Studying Electrical and Information Engineering
Electrical and electronic engineers and information engineers develop devices that can be used to store and transport energy or information.
An article by Meike Fries in collaboration with Oliver Burgard
Electrical Engineering and Information Engineering
That is what it’s about
They develop the memory chips that we use to make phone calls, take pictures or listen to music. They make it possible for us to send messages around the globe in a split second and cover ever greater distances with electric cars. "The subject is very innovative; many new technologies originated here," says Ullrich Pfeiffer, professor at the Uni Wuppertal and chair of the faculty conference for Electrical and Electronic Engineering and Information Engineering. In the past students usually only studied Electrical and Electronic Engineering, but today it is often combined with Information Engineering. In Electrical and Electronic Engineering, students learn how to generate, regulate, control, measure and use electricity. In Information Engineering, the focus is signal and message transmission; increasingly it also focuses on encryption technologies, data bases, mobile applications and networks. The curriculum has a lot of mathematics and physics in the first few semesters. There are also lectures on electromagnetic fields, electric waves and circuits, analogue and digital engineering, measurement technology and signal display. From the third or fourth semester – sometimes even sooner – students put their knowledge to use in workshops, called laboratories. They typically work on practical tasks in groups and learn how to build circuits and deal with test and measurement equipment, for example. Students at universities of applied sciences often spend a whole practical semester in industry; at universities practical projects usually take place in parallel to the lectures and exercises. Students then develop, for example, a small solar power plant or build a weather station or synthesiser – in teams as they will later on in their professional lives. Students choose specialisations in later semesters. Common specialisations are automation engineering, energy engineering, microelectronics, automotive as well as communications, media and medical technology. About two-thirds of students at universities of applied sciences write their Bachelor's thesis in cooperation with companies.

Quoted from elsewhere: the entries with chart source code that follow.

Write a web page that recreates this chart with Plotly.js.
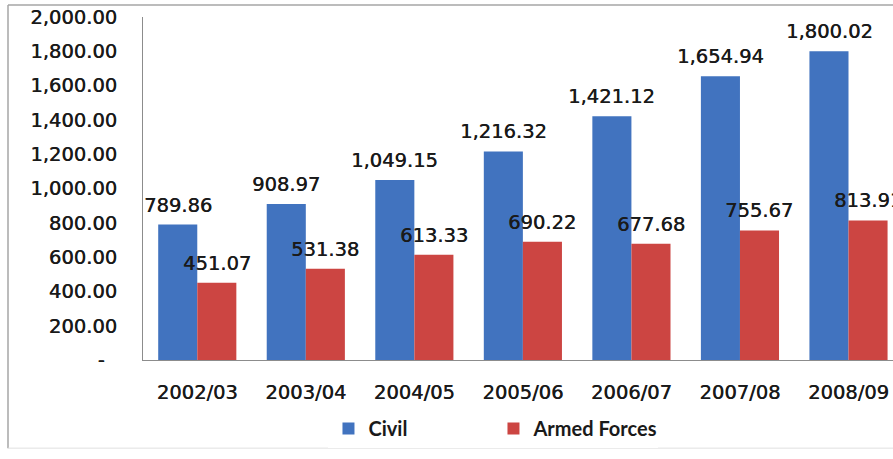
<!DOCTYPE html>
<html>
<head>
<meta charset="utf-8">
<script src="https://cdn.plot.ly/plotly-3.0.1.min.js"></script>
<style>html,body{margin:0;padding:0;background:#fff;}#chart{width:893px;height:459px;}</style>
</head>
<body>
<div id="chart"></div>
<script>
const categories = ["2002/03","2003/04","2004/05","2005/06","2006/07","2007/08","2008/09"];
const civil = [789.86, 908.97, 1049.15, 1216.32, 1421.12, 1654.94, 1800.02];
const armedForces = [451.07, 531.38, 613.33, 690.22, 677.68, 755.67, 813.91];
const yTickVals = [0,200,400,600,800,1000,1200,1400,1600,1800,2000];
const yTickText = ["-\u00a0\u00a0","200.00","400.00","600.00","800.00","1,000.00","1,200.00","1,400.00","1,600.00","1,800.00","2,000.00"];

const fmt = v => v.toLocaleString('en-US',{minimumFractionDigits:2,maximumFractionDigits:2});
const mainFont = {family:"DejaVu Sans", size:19.5, color:"#1a1a1a", shadow:"0.4px 0 0 #1a1a1a"};

const traces = [
  {type:"bar", name:"Civil", x:categories, y:civil, marker:{color:"#4173bf"}},
  {type:"bar", name:"Armed Forces", x:categories, y:armedForces, marker:{color:"#cc4542"}}
];

const annotations = [];
categories.forEach((c,i)=>{
  annotations.push({x:c, y:civil[i], text:fmt(civil[i]), showarrow:false, xshift:-19.5, yanchor:"bottom", yshift:6, font:mainFont});
  annotations.push({x:c, y:armedForces[i], text:fmt(armedForces[i]), showarrow:false, xshift:19.5, yanchor:"bottom", yshift:6, font:mainFont});
});

const layout = {
  width:893, height:459,
  margin:{l:143, r:0, t:17, b:99, pad:0},
  paper_bgcolor:"#ffffff", plot_bgcolor:"#ffffff",
  barmode:"group", bargap:0.28, bargroupgap:0,
  showlegend:true,
  legend:{orientation:"h", x:0.2473, y:-0.2, yanchor:"middle", xanchor:"left",
          entrywidth:120, entrywidthmode:"pixels",
          font:{family:"Lato", size:20, color:"#1a1a1a", weight:"bold"}, traceorder:"normal"},
  xaxis:{type:"category", range:[-0.5,6.41], showline:true, linecolor:"#8c8c8c", linewidth:1,
         ticks:"", showgrid:false, zeroline:false, ticklabelstandoff:15,
         tickfont:mainFont},
  yaxis:{range:[0,2000], tickvals:yTickVals, ticktext:yTickText, showline:true, linecolor:"#8c8c8c", linewidth:1,
         ticks:"", showgrid:false, zeroline:false, ticklabelstandoff:21,
         tickfont:mainFont},
  annotations:annotations,
  shapes:[
    {type:"line", xref:"paper", yref:"paper", x0:-0.18, x1:1.01, y0:1.035, y1:1.035, line:{color:"#a6a6a6", width:1.5}},
    {type:"line", xref:"paper", yref:"paper", x0:-0.18, x1:-0.18, y0:1.035, y1:-0.257, line:{color:"#a6a6a6", width:1.5}},
    {type:"line", xref:"paper", yref:"paper", x0:-0.18, x1:1.01, y0:-0.257, y1:-0.257, line:{color:"#e0e0e0", width:1}}
  ]
};

Plotly.newPlot("chart", traces, layout, {displayModeBar:false, staticPlot:true});
</script>
</body>
</html>
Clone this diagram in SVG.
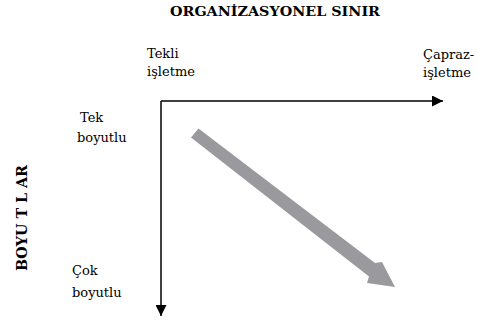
<svg xmlns="http://www.w3.org/2000/svg" width="477" height="323" viewBox="0 0 477 323">
<defs>
<style>
.t{font-family:"DejaVu Serif",serif;font-size:13px;fill:#000}
.b{font-family:"DejaVu Serif",serif;font-size:12px;font-weight:bold;fill:#000}
.ax{stroke:#000;stroke-width:1.5;fill:none}
</style>
<marker id="ah" viewBox="0 0 10 10" refX="10" refY="5" markerWidth="11" markerHeight="11" markerUnits="userSpaceOnUse" orient="auto">
<path d="M0,0 L10,5 L0,10 Z" fill="#000"/>
</marker>
</defs>
<rect width="477" height="323" fill="#fff"/>
<text class="b" x="170" y="16" textLength="210" lengthAdjust="spacingAndGlyphs">ORGANİZASYONEL SINIR</text>
<text class="b" style="font-size:14px" transform="translate(27,271) rotate(-90)" textLength="106" lengthAdjust="spacingAndGlyphs">BOYU T L AR</text>
<g id="connectors">
<path class="ax" d="M161,101 L443,101" marker-end="url(#ah)"/>
<path class="ax" d="M161,101 L161,316" marker-end="url(#ah)"/>
</g>
<g id="trend">
<path d="M191,137.5 L198.5,128.5 L375,263 L382,262 L395,287 L367,283 L369,276.5 Z" fill="#9a9a9e"/>
</g>
<g id="tekli"><text class="t" x="147" y="58">Tekli</text><text class="t" x="147" y="76">işletme</text></g>
<g id="capraz"><text class="t" x="423" y="59">Çapraz-</text><text class="t" x="423" y="77">işletme</text></g>
<g id="tek"><text class="t" x="80" y="122">Tek</text><text class="t" x="77" y="142">boyutlu</text></g>
<g id="cok"><text class="t" x="72" y="275">Çok</text><text class="t" x="72" y="297">boyutlu</text></g>
</svg>
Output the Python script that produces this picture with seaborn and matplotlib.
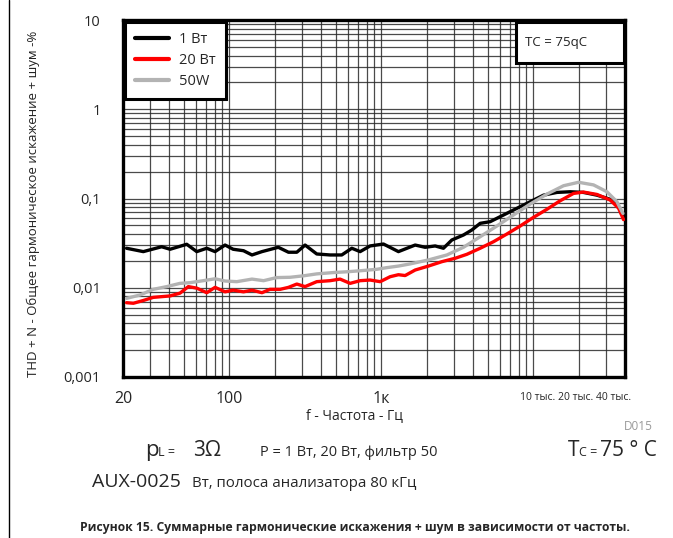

suitability, obstacles, misconceptions
"Anyone who likes to open up a device and find out how it works has the right attitude," says Harald Jacques, professor at the Hochschule Düsseldorf and chair of the faulty conference for Electrical and Electronic Engineering and Information Engineering. In some cases, a work placement is required before the academic studies. "But, even if not, it is advisable to do one," says Jacques. This is where students learn about the equipment they will need later on in the university laboratory. Students also need to be able to imagine abstract concepts such as current waveforms. Mathematics, physics and computer science are challenging and take considerable effort. "Some new students think that they will program apps as early as the first semester and are disappointed because they have to read up on mathematics and physics instead," says Ulrich Pfeiffer from the Uni Wuppertal. The vast majority of degree courses in this subject area have no course entrance restrictions.